Goal of the exercise
Transcribe all of the data exactly. Omit the pictures.
[Source excerpt start]
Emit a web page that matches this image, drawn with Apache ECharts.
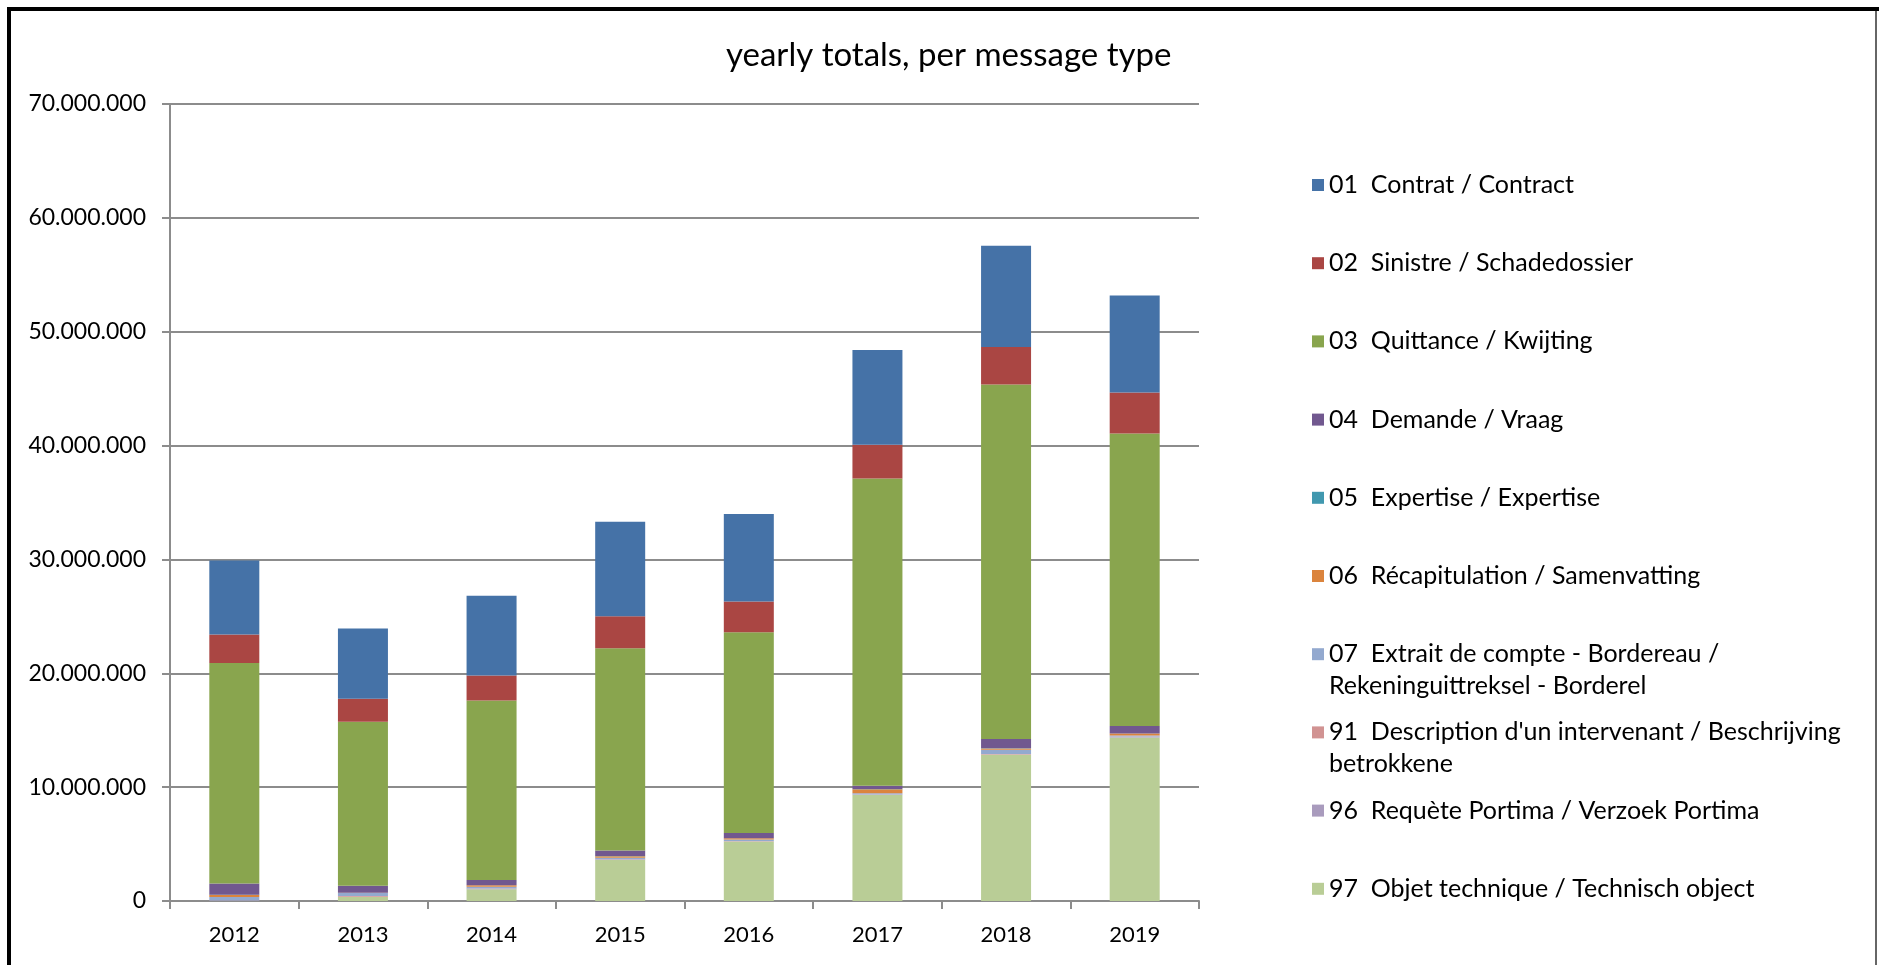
<!DOCTYPE html>
<html>
<head>
<meta charset="utf-8">
<script src="https://cdn.jsdelivr.net/npm/echarts@6/dist/echarts.min.js"></script>
<style>
  html, body { margin: 0; padding: 0; background: #fff; }
  #container { width: 1879px; height: 965px; }
</style>
</head>
<body>
<div id="container"></div>
<script>
// data (stack order bottom -> top)
var years = ['2012', '2013', '2014', '2015', '2016', '2017', '2018', '2019'];

var names = [
  '97  Objet technique / Technisch object',
  '96  Requète Portima / Verzoek Portima',
  "91  Description d'un intervenant / Beschrijving betrokkene",
  '07  Extrait de compte - Bordereau / Rekeninguittreksel - Borderel',
  '06  Récapitulation / Samenvatting',
  '05  Expertise / Expertise',
  '04  Demande / Vraag',
  '03  Quittance / Kwijting',
  '02  Sinistre / Schadedossier',
  '01  Contrat / Contract'
];

var objetTechnique = [0, 350000, 1030000, 3610000, 5220000, 9300000, 12840000, 14370000];
var requetePortima = [20000, 20000, 30000, 30000, 30000, 30000, 30000, 60000];
var description    = [30000, 70000, 40000, 30000, 30000, 30000, 50000, 20000];
var extraitCompte  = [300000, 260000, 150000, 120000, 120000, 110000, 360000, 90000];
var recapitulation = [180000, 20000, 130000, 150000, 110000, 350000, 120000, 170000];
var expertise      = [10000, 0, 0, 20000, 0, 10000, 20000, 10000];
var demande        = [1000000, 630000, 470000, 470000, 470000, 290000, 800000, 650000];
var quittance      = [19370000, 14390000, 15750000, 17770000, 17620000, 26980000, 31140000, 25700000];
var sinistre       = [2500000, 2030000, 2200000, 2800000, 2700000, 2970000, 3290000, 3600000];
var contrat        = [6500000, 6170000, 7000000, 8300000, 7700000, 8330000, 8900000, 8500000];

var seriesValues = [objetTechnique, requetePortima, description, extraitCompte, recapitulation,
                    expertise, demande, quittance, sinistre, contrat];

var colors = ['#B9CD96', '#A99BBD', '#D19392', '#93A9CF', '#DB843D',
              '#4198AF', '#71588F', '#89A54E', '#AA4643', '#4572A7'];

// legend text as shown (wrapped lines), legend lists 01 first
var legendText = {
  '07  Extrait de compte - Bordereau / Rekeninguittreksel - Borderel':
    '\n07  Extrait de compte - Bordereau /\nRekeninguittreksel - Borderel',
  "91  Description d'un intervenant / Beschrijving betrokkene":
    "\n91  Description d'un intervenant / Beschrijving\nbetrokkene"
};

var dom = document.getElementById('container');
var myChart = echarts.init(dom);

var fontName = 'Lato';

function fmt(v) {
  return String(v).replace(/\B(?=(\d{3})+(?!\d))/g, '.');
}

var series = [];
for (var i = 0; i < names.length; i++) {
  series.push({
    name: names[i],
    type: 'bar',
    stack: 'total',
    barWidth: 50,
    itemStyle: { color: colors[i] },
    data: seriesValues[i]
  });
}

// one legend per item so every icon sits at a fixed step, like the original
var legends = [];
var lineH = 32;
for (var k = 0; k < names.length; k++) {
  var nm = names[names.length - 1 - k];
  var txt = legendText[nm] || nm;
  var lines = txt.split('\n').length;
  var iconY = 185 + k * 78.2;
  legends.push({
    data: [nm],
    left: 1312,
    top: iconY - lines * lineH / 2,
    padding: 0,
    icon: 'rect',
    itemWidth: 12,
    itemHeight: 12,
    formatter: function (name) { return legendText[name] || name; },
    textStyle: { fontFamily: fontName, fontSize: 25, color: '#000', lineHeight: lineH }
  });
}

option = {
  backgroundColor: '#fff',
  animation: false,
  title: {
    text: 'yearly totals, per message type',
    left: 721,
    top: 34,
    textStyle: { fontFamily: fontName, fontSize: 33, fontWeight: 'normal', color: '#000' }
  },
  legend: legends,
  grid: { left: 170, top: 104, right: 680, bottom: 64 },
  xAxis: {
    type: 'category',
    data: years,
    axisLine: { lineStyle: { color: '#8c8c8c', width: 2 } },
    axisTick: { show: true, length: 8, lineStyle: { color: '#8c8c8c', width: 2 } },
    axisLabel: { margin: 23, fontFamily: fontName, fontSize: 22, color: '#000' }
  },
  yAxis: {
    type: 'value',
    min: 0,
    max: 70000000,
    interval: 10000000,
    axisLine: { show: true, lineStyle: { color: '#8c8c8c', width: 2 } },
    axisTick: { show: true, length: 8, lineStyle: { color: '#8c8c8c', width: 2 } },
    splitLine: { lineStyle: { color: '#8c8c8c', width: 2 } },
    axisLabel: { margin: 24, fontFamily: fontName, fontSize: 23, color: '#000', formatter: fmt }
  },
  graphic: [
    { type: 'polyline', shape: { points: [[9, 965], [9, 9], [1879, 9]] },
      style: { stroke: '#000', lineWidth: 4, fill: null } },
    { type: 'line', shape: { x1: 1876, y1: 11, x2: 1876, y2: 965 },
      style: { stroke: '#333', lineWidth: 1.5 } }
  ],
  series: series
};

if (option && typeof option === 'object') {
  myChart.setOption(option, true);
}
</script>
</body>
</html>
[Source excerpt end]
Result of this exercise
Emit a web page that matches this image, drawn with Apache ECharts.
<!DOCTYPE html>
<html>
<head>
<meta charset="utf-8">
<script src="https://cdn.jsdelivr.net/npm/echarts@6/dist/echarts.min.js"></script>
<style>
  html, body { margin: 0; padding: 0; background: #fff; }
  #container { width: 1879px; height: 965px; }
</style>
</head>
<body>
<div id="container"></div>
<script>
// data (stack order bottom -> top)
var years = ['2012', '2013', '2014', '2015', '2016', '2017', '2018', '2019'];

var names = [
  '97  Objet technique / Technisch object',
  '96  Requète Portima / Verzoek Portima',
  "91  Description d'un intervenant / Beschrijving betrokkene",
  '07  Extrait de compte - Bordereau / Rekeninguittreksel - Borderel',
  '06  Récapitulation / Samenvatting',
  '05  Expertise / Expertise',
  '04  Demande / Vraag',
  '03  Quittance / Kwijting',
  '02  Sinistre / Schadedossier',
  '01  Contrat / Contract'
];

var objetTechnique = [0, 350000, 1030000, 3610000, 5220000, 9300000, 12840000, 14370000];
var requetePortima = [20000, 20000, 30000, 30000, 30000, 30000, 30000, 60000];
var description    = [30000, 70000, 40000, 30000, 30000, 30000, 50000, 20000];
var extraitCompte  = [300000, 260000, 150000, 120000, 120000, 110000, 360000, 90000];
var recapitulation = [180000, 20000, 130000, 150000, 110000, 350000, 120000, 170000];
var expertise      = [10000, 0, 0, 20000, 0, 10000, 20000, 10000];
var demande        = [1000000, 630000, 470000, 470000, 470000, 290000, 800000, 650000];
var quittance      = [19370000, 14390000, 15750000, 17770000, 17620000, 26980000, 31140000, 25700000];
var sinistre       = [2500000, 2030000, 2200000, 2800000, 2700000, 2970000, 3290000, 3600000];
var contrat        = [6500000, 6170000, 7000000, 8300000, 7700000, 8330000, 8900000, 8500000];

var seriesValues = [objetTechnique, requetePortima, description, extraitCompte, recapitulation,
                    expertise, demande, quittance, sinistre, contrat];

var colors = ['#B9CD96', '#A99BBD', '#D19392', '#93A9CF', '#DB843D',
              '#4198AF', '#71588F', '#89A54E', '#AA4643', '#4572A7'];

// legend text as shown (wrapped lines), legend lists 01 first
var legendText = {
  '07  Extrait de compte - Bordereau / Rekeninguittreksel - Borderel':
    '\n07  Extrait de compte - Bordereau /\nRekeninguittreksel - Borderel',
  "91  Description d'un intervenant / Beschrijving betrokkene":
    "\n91  Description d'un intervenant / Beschrijving\nbetrokkene"
};

var dom = document.getElementById('container');
var myChart = echarts.init(dom);

var fontName = 'Lato';

function fmt(v) {
  return String(v).replace(/\B(?=(\d{3})+(?!\d))/g, '.');
}

var series = [];
for (var i = 0; i < names.length; i++) {
  series.push({
    name: names[i],
    type: 'bar',
    stack: 'total',
    barWidth: 50,
    itemStyle: { color: colors[i] },
    data: seriesValues[i]
  });
}

// one legend per item so every icon sits at a fixed step, like the original
var legends = [];
var lineH = 32;
for (var k = 0; k < names.length; k++) {
  var nm = names[names.length - 1 - k];
  var txt = legendText[nm] || nm;
  var lines = txt.split('\n').length;
  var iconY = 185 + k * 78.2;
  legends.push({
    data: [nm],
    left: 1312,
    top: iconY - lines * lineH / 2,
    padding: 0,
    icon: 'rect',
    itemWidth: 12,
    itemHeight: 12,
    formatter: function (name) { return legendText[name] || name; },
    textStyle: { fontFamily: fontName, fontSize: 25, color: '#000', lineHeight: lineH }
  });
}

option = {
  backgroundColor: '#fff',
  animation: false,
  title: {
    text: 'yearly totals, per message type',
    left: 721,
    top: 34,
    textStyle: { fontFamily: fontName, fontSize: 33, fontWeight: 'normal', color: '#000' }
  },
  legend: legends,
  grid: { left: 170, top: 104, right: 680, bottom: 64 },
  xAxis: {
    type: 'category',
    data: years,
    axisLine: { lineStyle: { color: '#8c8c8c', width: 2 } },
    axisTick: { show: true, length: 8, lineStyle: { color: '#8c8c8c', width: 2 } },
    axisLabel: { margin: 23, fontFamily: fontName, fontSize: 22, color: '#000' }
  },
  yAxis: {
    type: 'value',
    min: 0,
    max: 70000000,
    interval: 10000000,
    axisLine: { show: true, lineStyle: { color: '#8c8c8c', width: 2 } },
    axisTick: { show: true, length: 8, lineStyle: { color: '#8c8c8c', width: 2 } },
    splitLine: { lineStyle: { color: '#8c8c8c', width: 2 } },
    axisLabel: { margin: 24, fontFamily: fontName, fontSize: 23, color: '#000', formatter: fmt }
  },
  graphic: [
    { type: 'polyline', shape: { points: [[9, 965], [9, 9], [1879, 9]] },
      style: { stroke: '#000', lineWidth: 4, fill: null } },
    { type: 'line', shape: { x1: 1876, y1: 11, x2: 1876, y2: 965 },
      style: { stroke: '#333', lineWidth: 1.5 } }
  ],
  series: series
};

if (option && typeof option === 'object') {
  myChart.setOption(option, true);
}
</script>
</body>
</html>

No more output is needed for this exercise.